ISO 27001 Annex A 6.5 Responsibilities After Termination Or Change Of Employment

ISO 27001 Annex A 6.5 Responsibilities After Termination Or Change Of Employment

ISO 27001 Annex A 6.5 asks you to make sure that security duties are still valid even after an employee stops working for you. You need to have these duties clearly stated, shared with people, and enforced.

This term is generally a requirement in the contract that explains what you expect an employee to do when they leave the company or when they move to a new position.

This is usually handled by including a relevant term in your employment agreements.

What is ISO 27001 Annex A 6.5?

The latest version of the ISO 27001 standard is ISO/IEC 27001:2022 (published in October 2022).

In the ISO/IEC 27001:2022 Standard the control is titled “Responsibilities After Termination Or Change Of Employment”.

What is the ISO 27001 Annex A 6.5 control objective?

The formal definition and control objective in the standard is: “Information security responsibilities and duties that remain valid after termination or change of employment should be defined, enforced and communicated to relevant personnel and other interested parties.

What is the purpose of ISO 27001 Annex A 6.5?

The purpose of ISO 27001 Annex A 6.5 is “to ensure that you are protecting the organisation even after someone leaves.

Is ISO 27001 Annex A 6.5 Mandatory?

ISO 27001 Annex A control 6.5 (Responsibilities After Termination Or Change Of Employment in the 2022 standard) is not automatically mandatory in the same way the clauses in the main body of the standard (clauses 4 through 10) are.

The mandatory part of the standard requires you to consider ISO 27001 Annex A 6.5 and all other Annex A controls, but you have the flexibility to exclude it if it is not applicable to your organisation’s specific risks and context.

Key Parts of the Rule

To follow this rule, you should have clear plans and policies. Here are some important steps:

You need to make sure a few things are true:

  • Your job contracts must include rules about information security.
  • These rules should say what happens with information security after someone leaves your company.
  • You must talk to a human resources expert.
  • You must talk to a legal expert.
  • The contracts must be in place, signed, and something you can enforce legally.

Responsibilities That Continue

Even after someone leaves their job, some of their information security duties remain. While these duties change based on the company and the person’s role, common duties include:

  • Keeping company information private.
  • Giving back all things that belong to the company.
  • Not sharing private details with people who should not see them.

Handling Job Changes and Endings

When an employee who knows private information changes jobs or leaves the company, you should take these steps:

  • Take away the employee’s ability to use all company computer systems, networks, and data.
  • Get back any company items the employee has.
  • Hold a final meeting with the employee to talk about any worries about the private information they had access to.
  • Look over computer records to check for any odd activity or times when data may have been breached while the employee worked there.
  • Change any passwords and codes that the employee knew.
  • Check access for any outside groups to make sure the former employee can no longer see private information through them.
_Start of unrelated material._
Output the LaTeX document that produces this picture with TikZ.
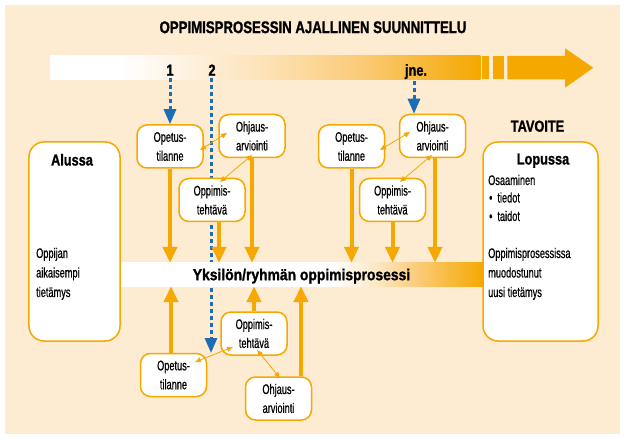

Who Manages the Job Ending

Usually, the human resources department manages the process of someone leaving. However, sometimes the employee’s manager or supervisor might handle it.

Changing Roles and Duties

When someone leaves, their work duties should be properly given to someone else. Not handing over vital tasks is a big error companies often make. This means important work may be missed or forgotten.

Rules for Outside People

These same rules apply to your suppliers and people from outside your company. You manage this through the contracts you have with them.

What an Auditor Will Check

An auditor will want to see proof that you are following these rules. They will look for:

1. Employment Contracts

The auditor will review your standard contract. They want to confirm that it includes the right language about information security and what must happen when someone leaves the company. If your standard contract looks correct, they might ask to see examples of current employee contracts. This is to make sure your actual agreements follow the standard contract and meet the necessary rules.

The auditor might check that your contracts and their security rules are legally sound. While this is unlikely, they could check to see that your agreements are enforceable in court and not just something you created without professional help.

3. Awareness of Responsibilities

The auditor will check to see that you have written-down procedures and specific policies for different security topics. They will confirm that you have shared these with people and that everyone has been trained on what is expected of them. For employees who are leaving, the auditor will check that making them aware of these responsibilities is a part of your Human Resources process for when staff members depart.